I copy & pasted directly from the Grace website at: Grace
Notice the words I marked in Red.

Priming
Prime concrete, masonry surfaces and Dens-
Glass Gold® with Perm-A-Barrier®WB
Primer. Prime wood composition and gypsum
sheathing with Perm-A-Barrier WB Primer
if adhesion is found to be marginal (refer to
Technical Letter 12, Use on Oriented Strand
Board (OSB) Roof Sheathing). Apply
Perm-A-Barrier WB Primer at a rate of
250–350 ft2/gal (6–8 m2/L). Priming is not
required for other suitable surfaces, such as
plywood and some gypsum sheathing,
provided they are clean and dry.

From letter 12
In applications where membrane adhesion to
the OSB is found to be marginal, or windy
conditions are likely prior to covering with
the exposed roofing materials, nail off the
perimeter of the membrane with roofing or
cap nails at intervals of 12 inches (300 mm)
on center. If moderate or high wind conditions
are likely, additional nailing in the field
of the sheet may be necessary. Staples should
not be used in place of nails. As an alternative
to using nails, apply Perm-A-Barrier®WB
Primer to the roof deck at a coverage rate of
250–350 ft2/gal (6–8 m2/L). Perm-A-Barrier
WB Primer and the surface of Grace
underlayments are slippery when wet.
Allow the Perm-A-BarrierWB Primer to


----------



## Slyfox (Jun 13, 2008)

BTW, Certainteeds ice guard is as good a product on sloped roofs as Grace is.


----------



## MB1 (Dec 13, 2011)

Thanks. I do not quite understand the reasoning behind nailing it or priming it. Is it to keep out water or just keep it down in place until underlayment and shingles are applied over it?

For example, if I have good enough adhesion to keep it in place before putting down the underlayment and shingles, do I need to prime or nail it?


----------



## crumb (Dec 20, 2011)

I have installed lots of this product for roofing. It sticks directly to the OSB and it is very very adhesive. Especially in the warmer weather. When it is cold it can be a little less adhesive. Either way we have never done any extra to install it but remove the backing and lay it down. Once it is down it isnt going anywhere and once the shingles are on top you can expect a pretty solid product.


----------



## Windows on Wash (Aug 30, 2011)

MB1 said:


> Thanks. I do not quite understand the reasoning behind nailing it or priming it. Is it to keep out water or just keep it down in place until underlayment and shingles are applied over it?
> 
> For example, if I have good enough adhesion to keep it in place before putting down the underlayment and shingles, do I need to prime or nail it?

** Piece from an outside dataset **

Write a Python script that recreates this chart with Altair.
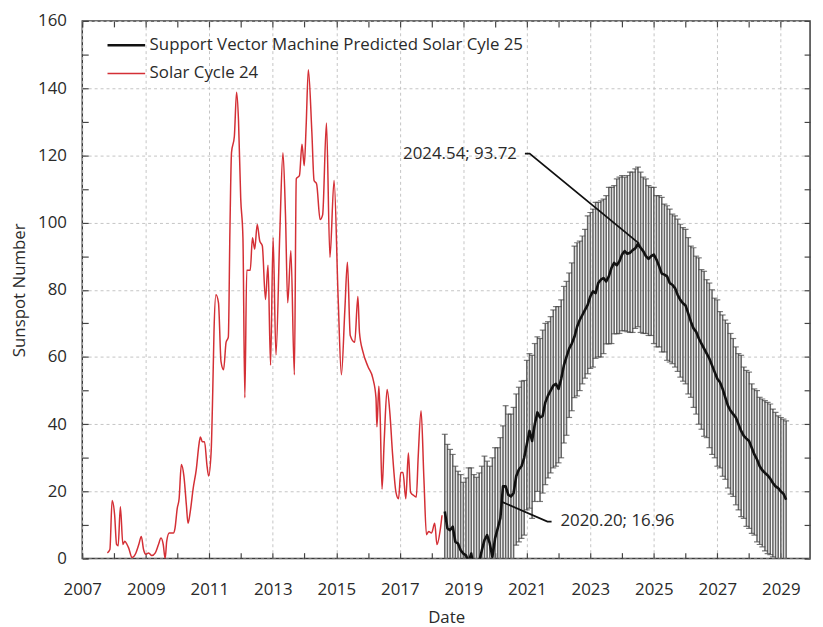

Cap nails/staples will just give you a nice safety blanket in cold weather against it coming up.

As soon as it is warm, it will be well adhered.


----------



## MB1 (Dec 13, 2011)

Thank you for the reply. My new roof was put on this week and I selected to use Winterguard since we were using other Certainteed products, and I felt more comfortable that the directions didn't recommend a primer being used. The weather was fairly cool and it was not adhearing very well, but it seems like a moot point because it stayed down well enough for two layers of 30# to adhere to it, and after shingling/nailing, it was set well for warmer weather. If the roof was installed correctly, it shouldn't need it set anyways


----------